Tracy Maxwell, the founder of HazingPrevention.org, said it was rare for hazing perpetrators to be charged with manslaughter. “But it’s difficult to convict someone for hazing, due to the confusion about its definition,” Maxwell told The Independent. “So the courts often have more luck charging perpetrators with some kind of abuse or, in this case, manslaughter. It’s easy to minimise this sort of activity by calling it ‘hazing’, but when people see that this was in fact manslaughter, it sends a strong message to students about their actions and the consequences.”
Hazing is longstanding tradition at US colleges, whereby prospective members of sports teams, fraternity houses and the like are subjected to formal initiation rites, which generally involve excessive drinking and public humiliation.
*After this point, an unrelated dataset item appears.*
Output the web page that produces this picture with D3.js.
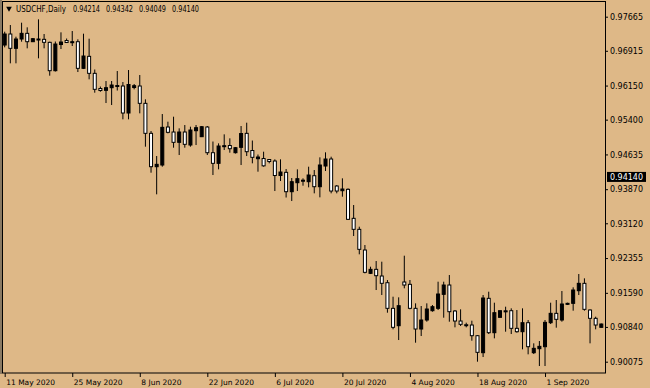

A recent study by the University of Maine found that 54 per cent of the nation’s young people had taken part in the practice, which has reportedly led to at least one death per year since 1970. Hazing is now illegal in 44 states and banned by almost every US university, though it continues unchecked on many campuses.
In December 2012, 22 students from Northern Illinois University were charged with hazing, following the demise of 19-year-old freshman David Bogenberger, who spent the night before his death from alcohol poisoning downing vodka as part of the Pi Kappa Alpha fraternity’s “parents’ night” hazing ritual.
In October, a lawsuit was filed by the family of Victoria Carter, an East Carolina University student killed in a car accident in 2010. Her parents allege she died because both Carter and the driver of the vehicle had been suffering from sleep deprivation as a result of their Delta Sigma sorority’s “Hell Week” hazing test.